A cogent message of love and acceptance is portrayed through the spare language and delicate watercolor illustrations of this diverse picture book. Children playing in a park gradually join together to form a single playful "circle," the backgrounds a muted sepia around each new addition--until they join the fun. Body diversity--one boy arrives with a service dog; a little girl has hearing aids--and multiple ethnicities are represented without being remarked upon, making this a subtle, unifying text.

This warm-hearted playground-set concept book focuses on circles and on counting from one to ten. "Once circle. . . bounces!

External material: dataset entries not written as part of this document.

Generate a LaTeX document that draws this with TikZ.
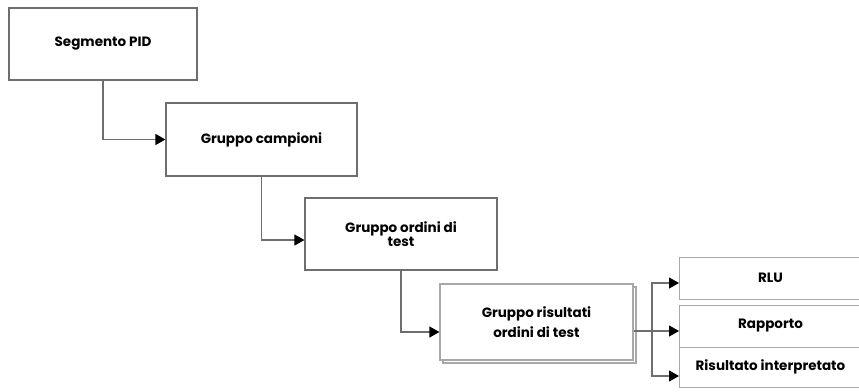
\documentclass[tikz,border=0pt]{standalone}
\usepackage{fontspec}
\setmainfont{Poppins}
\usepackage{tikz}
\usepackage{xcolor}
\usetikzlibrary{arrows.meta, positioning, calc, shadows}

\definecolor{linegray}{HTML}{6E6E6E}
\definecolor{shadegray}{HTML}{A8A8A8}

\tikzset{
    stagebox/.style={draw=linegray, line width=1.2pt, fill=white, align=center,
        font=\bfseries\fontsize{13.5}{15}\selectfont, inner sep=2pt},
    outbox/.style={draw=shadegray, line width=1pt, fill=white, anchor=west,
        minimum width=182pt, font=\bfseries\fontsize{13.5}{15}\selectfont},
    link/.style={draw=linegray, line width=1.2pt, -{Triangle[length=10pt, width=11pt, color=black]}},
    plainlink/.style={draw=linegray, line width=1.2pt}
}

\begin{document}
\begin{tikzpicture}[x=1pt, y=-1pt]
    \clip (0,0) rectangle (859,391);
    % =========================================================
    % MESSAGE SEGMENTS (CASCADE)
    % =========================================================
    \node[stagebox, minimum width=188pt, minimum height=72pt] (seg) at (103,44) {Segmento PID};
    \node[stagebox, minimum width=191pt, minimum height=73pt] (camp) at (261.5,139.5) {Gruppo campioni};
    \node[stagebox, minimum width=192pt, minimum height=72pt,
          font=\bfseries\fontsize{13.5}{14}\selectfont] (ord) at (401,234) {Gruppo ordini di\\test};
    \node[stagebox, minimum width=193pt, minimum height=76pt, draw=shadegray,
          font=\bfseries\fontsize{13.5}{20}\selectfont,
          copy shadow={shadow xshift=3pt, shadow yshift=-3pt, draw=shadegray, fill=white}] (ris) at (536.5,322) {Gruppo risultati\\ordini di test};

    % =========================================================
    % RESULT FIELDS
    % =========================================================
    \node[outbox, minimum height=42pt] (rlu) at (679,278) {RLU};
    \node[outbox, minimum height=42pt] (rap) at (679,326) {Rapporto};
    \node[outbox, minimum height=40pt] (int) at (679,367) {Risultato interpretato};

    % =========================================================
    % CONNECTORS
    % =========================================================
    \draw[link] (seg.south) |- (camp.west);
    \draw[link] (camp.south) |- ([yshift=-6pt]ord.west);
    \draw[link] (ord.south) |- ([yshift=-10pt]ris.west);

    \coordinate (split) at (652,331);
    \draw[plainlink] ([yshift=-9pt]ris.east) -- (split);
    \draw[link] (split) -- (rap.west |- split);
    \draw[link] (split) |- ([yshift=-5pt]rlu.west);
    \draw[link] (split) |- ([yshift=-9pt]int.west);
\end{tikzpicture}
\end{document}
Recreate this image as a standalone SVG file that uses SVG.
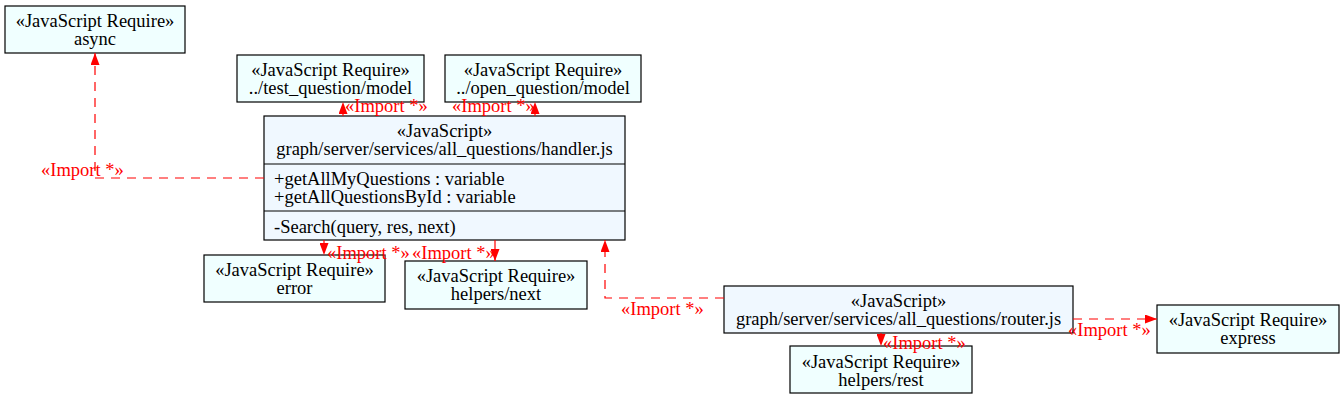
<svg xmlns="http://www.w3.org/2000/svg" width="1344" height="400" viewBox="0 0 1344 400" font-family="'Liberation Serif', 'Times New Roman', serif" font-size="18.5">
<defs>
<marker id="ah" viewBox="0 0 12 9" refX="12" refY="4.5" markerWidth="12" markerHeight="9" markerUnits="userSpaceOnUse" orient="auto">
<path d="M0,0 L12,4.5 L0,9 Z" fill="#ff0000"/>
</marker>
<style>
.req{fill:#f0ffff;stroke:#000;stroke-width:1.2}
.js{fill:#f0f8ff;stroke:#000;stroke-width:1.2}
.c{text-anchor:middle}
.e{fill:none;stroke:#ff0000;stroke-width:1.2;stroke-dasharray:9,7;marker-end:url(#ah)}
.lbl{fill:#ff0000}
</style>
</defs>
<rect width="1344" height="400" fill="#fff"/>
<g id="async">
<rect class="req" x="5" y="6" width="180" height="47"/>
<text class="c" x="95" y="27">«JavaScript Require»</text>
<text class="c" x="95" y="45">async</text>
</g>
<g id="test_question_model">
<rect class="req" x="237" y="55" width="187" height="47"/>
<text class="c" x="330.5" y="76">«JavaScript Require»</text>
<text class="c" x="330.5" y="94">../test_question/model</text>
</g>
<g id="open_question_model">
<rect class="req" x="445" y="55" width="196" height="47"/>
<text class="c" x="543" y="76">«JavaScript Require»</text>
<text class="c" x="543" y="94">../open_question/model</text>
</g>
<g id="handler">
<rect class="js" x="264" y="116" width="361" height="124"/>
<line x1="264" y1="164" x2="625" y2="164" stroke="#000" stroke-width="1.2"/>
<line x1="264" y1="211" x2="625" y2="211" stroke="#000" stroke-width="1.2"/>
<text class="c" x="444.5" y="137">«JavaScript»</text>
<text class="c" x="444.5" y="155">graph/server/services/all_questions/handler.js</text>
<text x="274" y="185">+getAllMyQuestions : variable</text>
<text x="274" y="203">+getAllQuestionsById : variable</text>
<text x="274" y="233">-Search(query, res, next)</text>
</g>
<g id="error">
<rect class="req" x="204" y="255" width="181" height="47"/>
<text class="c" x="294.5" y="276">«JavaScript Require»</text>
<text class="c" x="294.5" y="294">error</text>
</g>
<g id="helpers_next">
<rect class="req" x="405" y="261" width="182" height="48"/>
<text class="c" x="496" y="282">«JavaScript Require»</text>
<text class="c" x="496" y="300">helpers/next</text>
</g>
<g id="router">
<rect class="js" x="724" y="286" width="349" height="47"/>
<text class="c" x="898.5" y="307">«JavaScript»</text>
<text class="c" x="898.5" y="325">graph/server/services/all_questions/router.js</text>
</g>
<g id="helpers_rest">
<rect class="req" x="790" y="346" width="182" height="47"/>
<text class="c" x="881" y="368">«JavaScript Require»</text>
<text class="c" x="881" y="386">helpers/rest</text>
</g>
<g id="express">
<rect class="req" x="1157" y="305" width="182" height="48"/>
<text class="c" x="1248" y="326">«JavaScript Require»</text>
<text class="c" x="1248" y="344">express</text>
</g>
<g id="connectors">
<path class="e" d="M264,178 L95,178 L95,53"/>
<text class="lbl" x="41" y="176">«Import *»</text>
<path class="e" d="M343,116 L343,102"/>
<text class="lbl" x="345" y="112">«Import *»</text>
<path class="e" d="M535,116 L535,102"/>
<text class="lbl" x="452" y="112">«Import *»</text>
<path class="e" d="M324,240 L324,255"/>
<text class="lbl" x="327" y="259">«Import *»</text>
<path class="e" d="M495,240 L495,261"/>
<text class="lbl" x="412" y="259">«Import *»</text>
<path class="e" d="M724,298 L605,298 L605,240"/>
<text class="lbl" x="621" y="315">«Import *»</text>
<path class="e" d="M881,333 L881,346"/>
<text class="lbl" x="883" y="349">«Import *»</text>
<path class="e" d="M1073,319 L1157,319"/>
<text class="lbl" x="1068" y="336">«Import *»</text>
</g>
</svg>
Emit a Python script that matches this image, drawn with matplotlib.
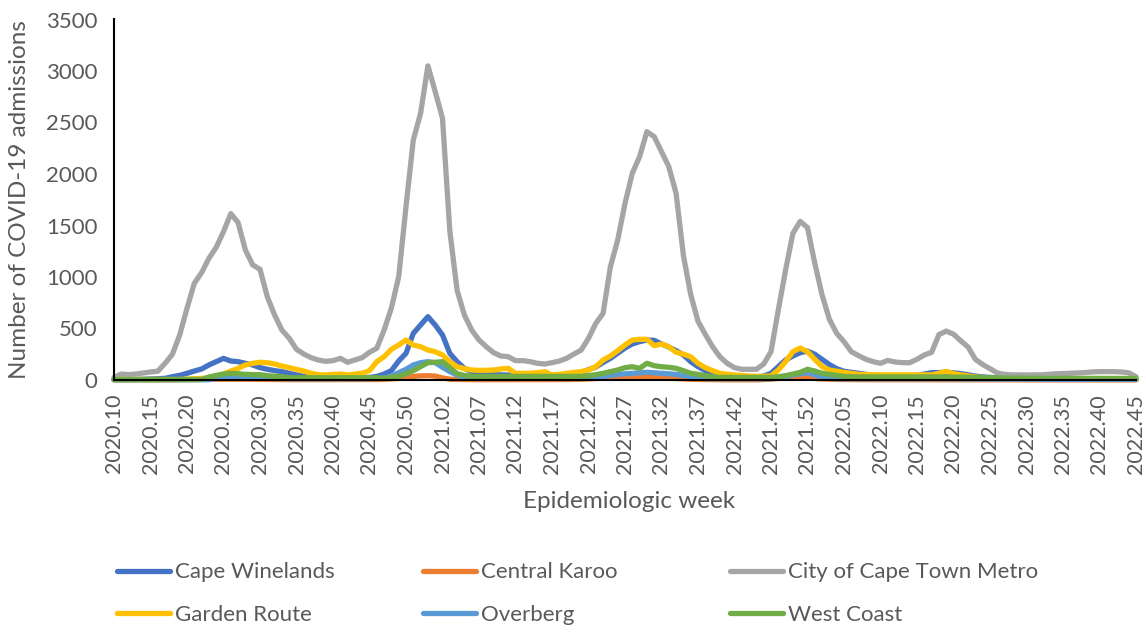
import matplotlib.pyplot as plt

# Semanas epidemiológicas: 2020.10-2020.53, 2021.01-2021.52, 2022.01-2022.45
weeks = ([f"2020.{w:02d}" for w in range(10, 54)]
         + [f"2021.{w:02d}" for w in range(1, 53)]
         + [f"2022.{w:02d}" for w in range(1, 46)])

cape_winelands = [5, 5, 5, 5, 8, 10, 12, 16, 32, 45, 65, 87, 107, 146, 178, 210, 184, 178, 162, 146,
                  120, 104, 91, 81, 65, 49, 35, 28, 25, 22, 20, 20, 20, 20, 22, 25, 35, 58, 91, 185,
                  259, 453, 534, 615, 534, 437, 259, 178, 113, 81, 65, 55, 50, 50, 48, 45, 45, 45, 45, 45,
                  45, 50, 55, 60, 75, 100, 125, 170, 210, 260, 310, 350, 372, 388, 385, 350, 320, 285, 243, 178,
                  129, 91, 65, 49, 35, 30, 28, 25, 25, 39, 65, 129, 194, 233, 265, 280, 250, 200, 150, 110,
                  85, 75, 65, 55, 45, 42, 40, 40, 40, 42, 45, 58, 71, 72, 75, 70, 62, 50, 38, 30,
                  25, 20, 16, 15, 14, 14, 13, 13, 12, 12, 12, 12, 11, 11, 11, 10, 10, 10, 10, 10, 10]
central_karoo = [1, 1, 1, 1, 1, 1, 1, 2, 2, 3, 3, 4, 5, 6, 7, 8, 8, 8, 8, 7,
                 6, 5, 4, 4, 3, 3, 3, 2, 2, 2, 2, 2, 2, 2, 2, 3, 4, 6, 10, 15,
                 25, 35, 40, 42, 38, 20, 8, 5, 4, 3, 3, 3, 3, 3, 3, 3, 3, 3, 3, 3,
                 3, 3, 4, 5, 7, 10, 14, 18, 22, 25, 28, 30, 30, 28, 25, 22, 18, 14, 10, 7,
                 5, 4, 3, 3, 2, 2, 2, 2, 2, 4, 8, 15, 22, 25, 25, 22, 15, 10, 7, 5,
                 4, 3, 3, 3, 3, 3, 3, 3, 3, 3, 3, 3, 4, 4, 4, 4, 3, 3, 2, 2,
                 2, 2, 2, 2, 1, 1, 1, 1, 1, 1, 1, 1, 1, 1, 1, 1, 1, 1, 1, 1, 1]
city_of_cape_town = [25, 58, 52, 58, 68, 78, 85, 162, 250, 437, 696, 939, 1042, 1181, 1288, 1440, 1615, 1528, 1262, 1117,
                     1075, 809, 631, 485, 405, 298, 252, 217, 194, 181, 188, 210, 172, 194, 217, 269, 308, 485, 699, 1003,
                     1683, 2330, 2590, 3050, 2800, 2540, 1450, 870, 631, 485, 388, 323, 265, 233, 226, 188, 188, 178, 162, 155,
                     168, 184, 210, 252, 291, 405, 550, 647, 1100, 1359, 1715, 2007, 2168, 2411, 2363, 2217, 2071, 1812, 1210, 830,
                     570, 443, 323, 226, 162, 120, 104, 104, 104, 155, 275, 680, 1068, 1424, 1540, 1480, 1133, 825, 589, 453,
                     372, 275, 236, 201, 178, 162, 190, 175, 168, 168, 201, 243, 269, 440, 475, 445, 380, 320, 200, 150,
                     110, 68, 55, 50, 49, 49, 49, 50, 55, 60, 62, 65, 68, 72, 78, 81, 81, 81, 78, 70, 32]
garden_route = [5, 5, 5, 5, 5, 5, 5, 5, 5, 5, 8, 10, 15, 22, 32, 58, 87, 113, 146, 162,
                172, 168, 155, 136, 120, 104, 87, 65, 52, 49, 55, 58, 49, 58, 65, 91, 178, 226, 298, 340,
                388, 340, 323, 291, 275, 243, 178, 129, 110, 97, 94, 94, 97, 107, 113, 65, 65, 65, 71, 81,
                49, 55, 65, 74, 81, 97, 129, 194, 233, 285, 340, 388, 395, 395, 333, 350, 323, 269, 252, 226,
                162, 120, 91, 65, 55, 49, 42, 38, 36, 36, 39, 97, 178, 275, 310, 275, 200, 130, 97, 85,
                74, 65, 55, 52, 50, 50, 50, 50, 50, 50, 50, 50, 50, 65, 84, 62, 50, 40, 30, 22,
                15, 12, 10, 9, 8, 8, 7, 7, 6, 6, 6, 6, 6, 5, 5, 5, 5, 5, 5, 5, 5]
overberg = [3, 3, 3, 3, 3, 3, 3, 3, 3, 3, 3, 3, 3, 3, 15, 25, 30, 28, 25, 22,
            20, 15, 14, 13, 12, 12, 12, 12, 12, 12, 12, 12, 12, 12, 12, 12, 14, 20, 39, 71,
            104, 146, 168, 178, 168, 123, 81, 49, 26, 15, 15, 15, 15, 15, 15, 15, 15, 15, 15, 15,
            15, 15, 15, 15, 15, 20, 25, 35, 45, 55, 60, 65, 70, 75, 70, 65, 60, 55, 45, 30,
            20, 12, 12, 12, 12, 12, 12, 12, 12, 12, 12, 20, 30, 49, 60, 71, 50, 30, 15, 12,
            12, 12, 12, 12, 12, 12, 12, 12, 12, 12, 12, 12, 12, 12, 12, 12, 10, 10, 10, 10,
            8, 8, 8, 8, 7, 7, 7, 7, 6, 6, 6, 6, 6, 5, 5, 5, 5, 5, 5, 5, 5]
west_coast = [5, 5, 5, 5, 5, 5, 5, 5, 5, 5, 5, 5, 5, 29, 45, 58, 65, 61, 55, 52,
              52, 42, 36, 32, 22, 22, 22, 22, 22, 22, 22, 22, 22, 22, 22, 22, 22, 16, 26, 36,
              61, 91, 129, 168, 172, 178, 120, 61, 45, 35, 35, 35, 35, 35, 35, 35, 35, 35, 35, 35,
              35, 35, 35, 35, 35, 42, 52, 65, 81, 97, 120, 129, 113, 162, 139, 129, 123, 113, 91, 65,
              55, 42, 32, 25, 25, 25, 25, 25, 25, 25, 25, 32, 42, 58, 74, 104, 87, 65, 55, 45,
              35, 32, 30, 30, 30, 30, 30, 30, 30, 30, 30, 30, 30, 30, 30, 28, 28, 26, 25, 24,
              22, 20, 20, 18, 18, 17, 17, 16, 16, 16, 15, 15, 15, 15, 15, 15, 15, 15, 15, 15, 15]

series = [
    ("Cape Winelands", cape_winelands, "#4472C4"),
    ("Central Karoo", central_karoo, "#ED7D31"),
    ("City of Cape Town Metro", city_of_cape_town, "#A5A5A5"),
    ("Garden Route", garden_route, "#FFC000"),
    ("Overberg", overberg, "#5B9BD5"),
    ("West Coast", west_coast, "#70AD47"),
]

plt.rcParams['font.family'] = ['Lato', 'DejaVu Sans']
text_color = "#595959"

W, H = 1146, 632
left, right, top, bottom = 114, 1136, 19.5, 380
fig = plt.figure(figsize=(W / 100, H / 100), dpi=100)
ax = fig.add_axes([left / W, 1 - bottom / H, (right - left) / W, (bottom - top) / H])

x = list(range(len(weeks)))
handles = []
for name, values, color in series:
    line, = ax.plot(x, values, color=color, lw=3.8, label=name,
                    solid_joinstyle="round", solid_capstyle="round", clip_on=False)
    handles.append(line)

ax.set_xlim(0, len(weeks) - 1)
ax.set_ylim(0, 3500)
ax.set_yticks(range(0, 3501, 500))
ax.set_xticks(x[::5])
ax.set_xticklabels(weeks[::5], rotation=90)
ax.tick_params(axis="both", length=0, labelcolor=text_color)
ax.tick_params(axis="y", pad=12, labelsize=16)
ax.tick_params(axis="x", pad=10, labelsize=15.5)

for side in ("top", "right"):
    ax.spines[side].set_visible(False)
for side in ("left", "bottom"):
    ax.spines[side].set_color("black")
    ax.spines[side].set_linewidth(1.5)

ax.set_ylabel("Number of COVID-19 admissions", fontsize=17.5, color=text_color)
ax.yaxis.set_label_coords(-84 / (right - left), 0.5)
fig.text(629 / W, 1 - 501 / H, "Epidemiologic week", fontsize=17.5, color=text_color,
         ha="center", va="center")

# Leyenda: tres columnas de dos entradas
columns = [(117, [0, 3]), (423, [1, 4]), (730, [2, 5])]
for x0, idx in columns:
    leg = fig.legend([handles[i] for i in idx], [series[i][0] for i in idx],
                     loc="center left", bbox_to_anchor=(x0 / W, 1 - 593.5 / H),
                     frameon=False, fontsize=16, handlelength=2.4, handletextpad=0.22,
                     labelspacing=1.0, borderpad=0, borderaxespad=0)
    for t in leg.get_texts():
        t.set_color(text_color)

fig.savefig("out.png", dpi=100)
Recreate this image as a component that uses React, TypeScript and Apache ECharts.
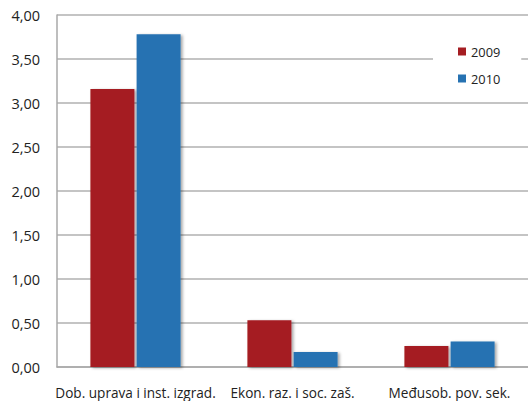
import React, { useEffect, useRef } from "react";
import * as echarts from "echarts";

const categories = ["Dob. uprava i inst. izgrad.", "Ekon. raz. i soc. zaš.", "Međusob. pov. sek."];
const seriesNames = ["2009", "2010"];
const values2009 = [3.16, 0.53, 0.24];
const values2010 = [3.78, 0.17, 0.29];
const colors = ["#A51D22", "#2672B2"];

export default function App() {
  const ref = useRef<HTMLDivElement>(null);
  useEffect(() => {
    const chart = echarts.init(ref.current!, null, { renderer: "svg" });
    const font = "'Open Sans', 'Noto Sans', sans-serif";
    const barStyle = (c: string) => ({
      color: c,
      shadowColor: "rgba(0,0,0,0.35)",
      shadowBlur: 3,
      shadowOffsetX: 2,
      shadowOffsetY: 1,
    });
    chart.setOption({
      animation: false,
      backgroundColor: "#ffffff",
      textStyle: { fontFamily: font },
      grid: { left: 57, top: 15, width: 474, bottom: 34, containLabel: false },
      legend: {
        orient: "vertical",
        left: 433,
        top: 37,
        itemWidth: 8,
        itemHeight: 8,
        itemGap: 14,
        padding: [8, 21, 8, 25],
        backgroundColor: "#ffffff",
        icon: "rect",
        textStyle: { fontSize: 12.8, color: "#222", fontFamily: font },
        data: seriesNames,
      },
      xAxis: {
        type: "category",
        data: categories,
        axisLine: { lineStyle: { color: "#a8a8a8", width: 1.5 } },
        axisTick: { show: false },
        axisLabel: { color: "#222", fontSize: 13.6, margin: 18, interval: 0, fontFamily: font },
      },
      yAxis: {
        type: "value",
        min: 0,
        max: 4,
        interval: 0.5,
        axisLine: { show: true, lineStyle: { color: "#a8a8a8", width: 1.5 } },
        axisTick: { show: false },
        splitLine: { lineStyle: { color: "#b0b0b0", width: 1.5 } },
        axisLabel: {
          color: "#222",
          fontSize: 14.5,
          margin: 17,
          fontFamily: font,
          formatter: (v: number) => v.toFixed(2).replace(".", ","),
        },
      },
      series: [
        {
          name: seriesNames[0],
          type: "bar",
          data: values2009,
          barWidth: 44,
          barGap: "5%",
          itemStyle: barStyle(colors[0]),
        },
        {
          name: seriesNames[1],
          type: "bar",
          data: values2010,
          barWidth: 44,
          barGap: "5%",
          itemStyle: barStyle(colors[1]),
        },
      ],
    });
    return () => chart.dispose();
  }, []);
  return <div ref={ref} style={{ width: 528, height: 401, position: "absolute", left: 0, top: 0 }} />;
}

Two circles. . . roll!" Warm-toned, digitally colored ink illustrations depict a child bouncing a basketball and another cycling up on a two-wheeler. More friends appear, each shown with a circular or spherical item. Some of these items are toted (hula hoops, flying discs), some are built into the playscape (climbing rings, sprinkler heads), and all are intended for cooperative enjoyment. After we get to ten circles--in the form of festively decorated cookies--the count returns to the beginning. The children join hands as "one circle gathers. One circle opens. One circle grows. Circle Round." The message of inclusion, underscored by the illustrations casual diversity in characters' skin tones, ethnicities, genders, and abilities, is clear for very young children--all of whom would likely be welcomed enthusiastically into this circle of friends.
--The Horn Book

One basketball, two bicycle wheels, three hula hoops, four frisbees, and other circular objects up to 10 provide children of varying skin tones, genders, and abilities the chance to interact through play in this lively counting book. Emphasizing circular objects' ability to connect individuals, Cha's digitally colored ink illustrations juxtapose smudgy, sepia-toned scenes of solo kids on a playground with chromatic depictions of a growing group's energetic exploits. On one page, a light-skinned child using a wheelchair sits alone on a splash pad among six fountain discs--a scene that gains full color when more children join in the fun. Past 10, a circle of smiling children "gathers," "opens," and "grows," simply showcasing the shape's--and children's--ability to expand and include.
--Publishers Weekly

A circle grows larger and more inclusive. Children--diverse in gender, skin tone, ethnicity, hairstyle and color, and physical ability--meet while playing, initially separately, in the park. What unites them is engagement with round things: toys (ball, balloons, Frisbees, hula hoops); playground equipment; wheeled items (bike, wheelchair); and other circular objects (bubbles, cookies). The group expands in size and fun. After the kids clasp hands to form a literal circle, one child observes that a newcomer (with a dog) has just arrived. Guess who completes the friendship ring? This ode to kindness and a welcoming spirit is cheerful and textually minimal, focusing on number words one to 10, active verbs, and the words circle or circles in boldfaced larger type. Lively ink illustrations feature smiling children enjoying one another's company and also, notably, being mutually helpful. One child uses a wheelchair and is fairly actively engaged in play; another wears hearing aids; a third, eyeglasses. Unfortunately, some illustrations suffer from a lack of clarity. On the first spread, captioned "One circle," for instance, the verso shows a basketball, the recto, a bike. Kids would likely describe the bike's wheels as round, therefore rightly claiming the spread includes three circles; the subsequent spread features the basketball and bike with the caption "Two circles"--but, arguably, again three circles. And so on. These interpretations may lead to conversation or frustration.
Though well meaning, this circle is a bit broken.